On 5 February, Chang’s wife Chen Zijuan released a statement with details of the case and its impact on their family. In the statement she describes the torture Chang was subjected to in a previous period of detention in January 2020, under ‘Residential Surveillance at a Designated Location (RSDL)’, including being tied up and forced to sit in a ‘tiger chair’, causing intense pain and swelling in his legs, as well as sleep deprivation and denial of adequate food. According to the statement, police also harassed his family, including his elderly parents and his seven-year-old son, who was so traumatised that he asked his mother what he should do if the police held a gun to his head.

In a 2020 report, CSW drew attention to the targeting of lawyers who defend cases relating to freedom of religion or belief. It included those detained in the infamous ‘709 crackdown’ beginning in July 2015, when over 300 human rights lawyers and activists, and their colleagues and family members, were interrogated, detained and in some cases imprisoned or disappeared.

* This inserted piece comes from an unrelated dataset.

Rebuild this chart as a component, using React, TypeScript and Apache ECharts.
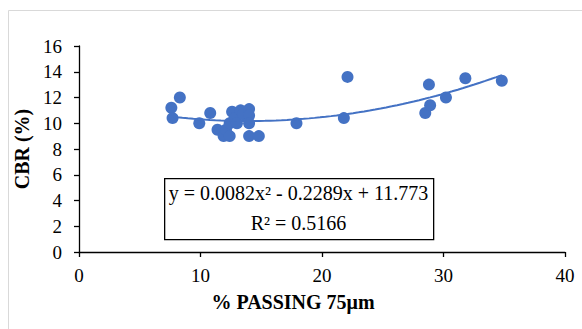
import React, { useEffect, useRef } from "react";
import * as echarts from "echarts";

const cbrPoints: [number, number][] = [
  [7.6, 11.2], [7.7, 10.4], [8.3, 12.0], [9.9, 10.0], [10.8, 10.8],
  [11.4, 9.5], [11.9, 9.0], [12.1, 9.5], [12.4, 9.0], [12.4, 10.0],
  [12.6, 10.9], [12.8, 10.4], [13.0, 10.0], [13.3, 11.0], [13.5, 10.7],
  [14.0, 11.1], [14.0, 10.6], [14.0, 10.0], [14.0, 9.0], [14.8, 9.0],
  [17.9, 10.0], [21.8, 10.4], [22.1, 13.6], [28.5, 10.8], [28.8, 13.0],
  [28.9, 11.4], [30.2, 12.0], [31.8, 13.5], [34.8, 13.3],
];

// Fitted polynomial coefficients (a, b, c) for y = a x^2 + b x + c
const trendCoefficients = [0.0082, -0.2289, 11.773];
const trendRange = [7.6, 34.8];

const xTicks = [0, 10, 20, 30, 40];
const yTicks = [0, 2, 4, 6, 8, 10, 12, 14, 16];

const equationText = "y = 0.0082x² - 0.2289x + 11.773";
const r2Text = "R² = 0.5166";
const xTitle = "% PASSING 75μm";
const yTitle = "CBR (%)";

const FONT = "'Liberation Serif', 'Times New Roman', serif";
const BLUE = "#4472C4";

export default function App() {
  const ref = useRef<HTMLDivElement>(null);

  useEffect(() => {
    if (!ref.current) return;
    const chart = echarts.init(ref.current, null, { renderer: "svg" });

    const [a, b, c] = trendCoefficients;
    const trend: [number, number][] = [];
    const steps = 60;
    for (let i = 0; i <= steps; i++) {
      const x = trendRange[0] + ((trendRange[1] - trendRange[0]) * i) / steps;
      trend.push([x, a * x * x + b * x + c]);
    }

    chart.setOption({
      animation: false,
      backgroundColor: "#ffffff",
      grid: { left: 79, right: 17, top: 46, bottom: 77 },
      xAxis: {
        type: "value",
        min: xTicks[0],
        max: xTicks[xTicks.length - 1],
        interval: 10,
        splitLine: { show: false },
        axisLine: { show: true, lineStyle: { color: "#000", width: 1.3 } },
        axisTick: { show: true, length: 5, lineStyle: { color: "#000", width: 1.3 } },
        axisLabel: { color: "#000", fontFamily: FONT, fontSize: 19, margin: 14 },
        name: xTitle,
        nameLocation: "middle",
        nameGap: 40,
        nameTextStyle: {
          color: "#000",
          fontFamily: FONT,
          fontSize: 20,
          fontWeight: "bold",
          padding: [0, 58, 0, 0],
        },
      },
      yAxis: {
        type: "value",
        min: yTicks[0],
        max: yTicks[yTicks.length - 1],
        interval: 2,
        splitLine: { show: false },
        axisLine: { show: true, lineStyle: { color: "#000", width: 1.3 } },
        axisTick: { show: true, length: 5, lineStyle: { color: "#000", width: 1.3 } },
        axisLabel: { color: "#000", fontFamily: FONT, fontSize: 19, margin: 17 },
        name: yTitle,
        nameLocation: "middle",
        nameGap: 44,
        nameTextStyle: { color: "#000", fontFamily: FONT, fontSize: 20, fontWeight: "bold" },
      },
      series: [
        {
          type: "line",
          data: trend,
          showSymbol: false,
          symbol: "none",
          smooth: false,
          lineStyle: { color: BLUE, width: 2 },
          z: 3,
        },
        {
          type: "scatter",
          data: cbrPoints,
          symbol: "circle",
          symbolSize: 12,
          itemStyle: { color: BLUE, opacity: 1 },
          z: 2,
        },
      ],
      graphic: [
        {
          type: "rect",
          left: 6,
          top: 8,
          shape: { width: 600, height: 400 },
          style: { fill: "none", stroke: "#d9d9d9", lineWidth: 1 },
          silent: true,
        },
        {
          type: "rect",
          left: 164,
          top: 178,
          shape: { width: 269, height: 61 },
          style: { fill: "#ffffff", stroke: "#000", lineWidth: 1.3 },
          z: 10,
        },
        {
          type: "text",
          x: 298.5,
          y: 193,
          style: {
            text: equationText,
            fill: "#000",
            font: `20px ${FONT}`,
            align: "center",
            verticalAlign: "middle",
          },
          z: 11,
        },
        {
          type: "text",
          x: 298.5,
          y: 223,
          style: {
            text: r2Text,
            fill: "#000",
            font: `20px ${FONT}`,
            align: "center",
            verticalAlign: "middle",
          },
          z: 11,
        },
      ],
    });

    return () => chart.dispose();
  }, []);

  return (
    <div
      ref={ref}
      style={{ position: "absolute", left: 0, top: 0, width: 582, height: 329 }}
    />
  );
}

Many of these lawyers have represented individuals arrested in connection with their religion or belief. Nearly six years on, the Chinese government continues to detain, torture and disappear human rights lawyers, and the colleagues who defend them, and their family members, in wave after wave of persecution.

Another family facing separation this New Year is that of veteran human rights lawyer and long-term prisoner of conscience Gao Zhisheng. Between 2006 and 2011 he was ‘disappeared’ multiple times and suffered beatings and torture. From 2011-2014 he served a prison sentence. He was released in August 2014, only to disappear again in August 2017. His whereabouts are unknown, but he is believed to be in some form of detention. His family in the US have continuously called for his release. 

Gao Zhisheng. Credit: Badiucao

Even as the government separates families who value celebrating this festival together, they also force other people who have different cultural backgrounds to celebrate it. According to Radio Free Asia, officials in Xinjiang Uyghur Autonomous Region have forced ethnic minorities to celebrate the Spring Festival by beating gongs and hanging red lanterns on the streets, despite their different traditions in their own cultures. RFA reports that anyone who resists could face arbitrary detention in one of the camps holding over one million Uyghurs and member of other ethnic groups in the region.

CSW’s Founder President Mervyn Thomas said: “As millions of people in China celebrate one of the biggest festivals in the country’s calendar, CSW remembers the hundreds of human rights defenders and their families whose holiday will be marked by the sadness of being separated from a family member. Human rights defenders are not only regularly detained in China but are often held incommunicado and effectively disappeared, with their families left with no news of their whereabouts. This is inhumane. CSW calls for the immediate and unconditional release of all those detained on account of their peaceful defence of human rights, including the right to freedom of religion or belief. The international community must strongly condemn the detention of human rights defenders and other ongoing violations in China, demanding their immediate release and that the government ceases all harassment of their families. Allegations of torture are also extremely concerning and must be urgently investigated in line with international law.”